(TASK OBJECTIVE): Can you transcribe every line exactly and leave the pictures behind?

(DATA LINES):

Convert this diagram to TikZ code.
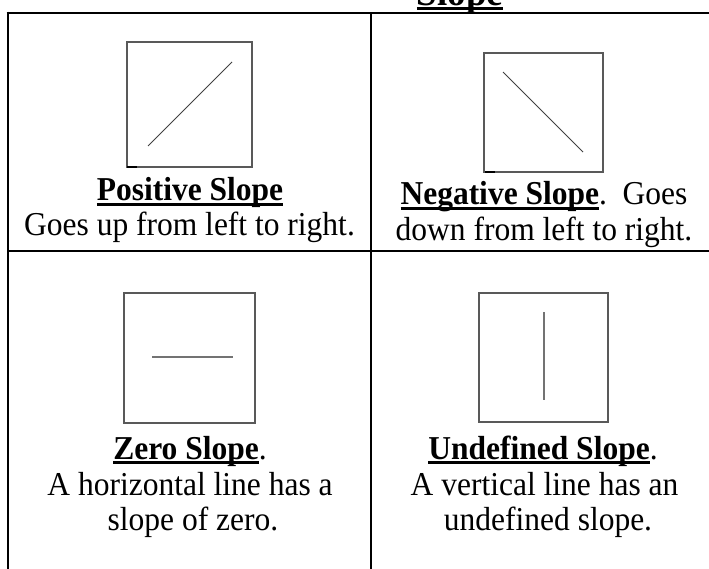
\documentclass[tikz,border=0pt]{standalone}
\usepackage{fontspec}
\usepackage{graphicx}
\setmainfont{Liberation Serif}
\newsavebox\ulbox
\newcommand\wul[2][2.5pt]{\sbox\ulbox{#2}\rlap{\rule[-4.4pt]{\wd\ulbox}{#1}}\usebox\ulbox}
\newcommand\tallt[1]{\scalebox{1}[1.06]{#1}}
\begin{document}
\begin{tikzpicture}[x=1pt,y=-1pt,
  txt/.style={inner sep=0pt, anchor=base, font=\fontsize{31.5}{36}\selectfont},
  hd/.style={txt, font=\fontsize{31.5}{36}\selectfont\bfseries},
  frame/.style={draw=black, line width=2pt},
  thickframe/.style={draw=black, line width=2.8pt},
  minibox/.style={draw=black!65, line width=1.2pt},
  slopeline/.style={draw=black!75, line width=1pt},
  flatline/.style={draw=black!55, line width=1.5pt},
  blip/.style={draw=black, line width=1.8pt}]
\useasboundingbox (0,0) rectangle (709,569);
\clip (0,0) rectangle (709,569);
% table rules
\draw[thickframe] (8,11.6) -- (8,572);
\draw[thickframe] (6.6,13) -- (371,13);
\draw[frame] (371,13) -- (712,13);
\draw[frame] (371,13) -- (371,251);
\draw[thickframe] (371,251) -- (371,572);
\draw[frame] (7,251) -- (712,251);
% title
\node[hd, font=\fontsize{37}{40}\selectfont\bfseries] (title) at (460,5.5) {\tallt{\wul[3.2pt]{Slope}}};
% positive slope picture
\draw[minibox] (127,42) rectangle (252,167);
\draw[blip] (127,167) -- (137,167);
\draw[slopeline] (148,146) -- (232,62);
% negative slope picture
\draw[minibox] (484,53) rectangle (603,172);
\draw[blip] (485,172) -- (495,172);
\draw[slopeline] (503,72) -- (583,152);
% zero slope picture
\draw[minibox] (124,293) rectangle (255,423);
\draw[flatline] (152,357) -- (233,357);
% undefined slope picture
\draw[minibox] (479,293) rectangle (608,422);
\draw[flatline] (544,312) -- (544,400);
% texts
\node[hd] (pos) at (190,201) {\tallt{\wul{Positive Slope}}};
\node[txt] (posd) at (189.5,236) {\tallt{Goes up from left to right.}};
\node[txt] (neg) at (544,205) {\tallt{\wul{\bfseries Negative Slope}.\ \ Goes}};
\node[txt] (negd) at (544,241) {\tallt{down from left to right.}};
\node[txt] (zero) at (190,459) {\tallt{\wul{\bfseries Zero Slope}.}};
\node[txt] (zerod1) at (190,495) {\tallt{A horizontal line has a}};
\node[txt] (zerod2) at (193,530) {\tallt{slope of zero.}};
\node[txt] (und) at (543,459) {\tallt{\wul{\bfseries Undefined Slope}.}};
\node[txt] (undd1) at (544.5,495) {\tallt{A vertical line has an}};
\node[txt] (undd2) at (548,530) {\tallt{undefined slope.}};
\end{tikzpicture}
\end{document}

(RESULT):
Convert this diagram to TikZ code.
\documentclass[tikz,border=0pt]{standalone}
\usepackage{fontspec}
\usepackage{graphicx}
\setmainfont{Liberation Serif}
\newsavebox\ulbox
\newcommand\wul[2][2.5pt]{\sbox\ulbox{#2}\rlap{\rule[-4.4pt]{\wd\ulbox}{#1}}\usebox\ulbox}
\newcommand\tallt[1]{\scalebox{1}[1.06]{#1}}
\begin{document}
\begin{tikzpicture}[x=1pt,y=-1pt,
  txt/.style={inner sep=0pt, anchor=base, font=\fontsize{31.5}{36}\selectfont},
  hd/.style={txt, font=\fontsize{31.5}{36}\selectfont\bfseries},
  frame/.style={draw=black, line width=2pt},
  thickframe/.style={draw=black, line width=2.8pt},
  minibox/.style={draw=black!65, line width=1.2pt},
  slopeline/.style={draw=black!75, line width=1pt},
  flatline/.style={draw=black!55, line width=1.5pt},
  blip/.style={draw=black, line width=1.8pt}]
\useasboundingbox (0,0) rectangle (709,569);
\clip (0,0) rectangle (709,569);
% table rules
\draw[thickframe] (8,11.6) -- (8,572);
\draw[thickframe] (6.6,13) -- (371,13);
\draw[frame] (371,13) -- (712,13);
\draw[frame] (371,13) -- (371,251);
\draw[thickframe] (371,251) -- (371,572);
\draw[frame] (7,251) -- (712,251);
% title
\node[hd, font=\fontsize{37}{40}\selectfont\bfseries] (title) at (460,5.5) {\tallt{\wul[3.2pt]{Slope}}};
% positive slope picture
\draw[minibox] (127,42) rectangle (252,167);
\draw[blip] (127,167) -- (137,167);
\draw[slopeline] (148,146) -- (232,62);
% negative slope picture
\draw[minibox] (484,53) rectangle (603,172);
\draw[blip] (485,172) -- (495,172);
\draw[slopeline] (503,72) -- (583,152);
% zero slope picture
\draw[minibox] (124,293) rectangle (255,423);
\draw[flatline] (152,357) -- (233,357);
% undefined slope picture
\draw[minibox] (479,293) rectangle (608,422);
\draw[flatline] (544,312) -- (544,400);
% texts
\node[hd] (pos) at (190,201) {\tallt{\wul{Positive Slope}}};
\node[txt] (posd) at (189.5,236) {\tallt{Goes up from left to right.}};
\node[txt] (neg) at (544,205) {\tallt{\wul{\bfseries Negative Slope}.\ \ Goes}};
\node[txt] (negd) at (544,241) {\tallt{down from left to right.}};
\node[txt] (zero) at (190,459) {\tallt{\wul{\bfseries Zero Slope}.}};
\node[txt] (zerod1) at (190,495) {\tallt{A horizontal line has a}};
\node[txt] (zerod2) at (193,530) {\tallt{slope of zero.}};
\node[txt] (und) at (543,459) {\tallt{\wul{\bfseries Undefined Slope}.}};
\node[txt] (undd1) at (544.5,495) {\tallt{A vertical line has an}};
\node[txt] (undd2) at (548,530) {\tallt{undefined slope.}};
\end{tikzpicture}
\end{document}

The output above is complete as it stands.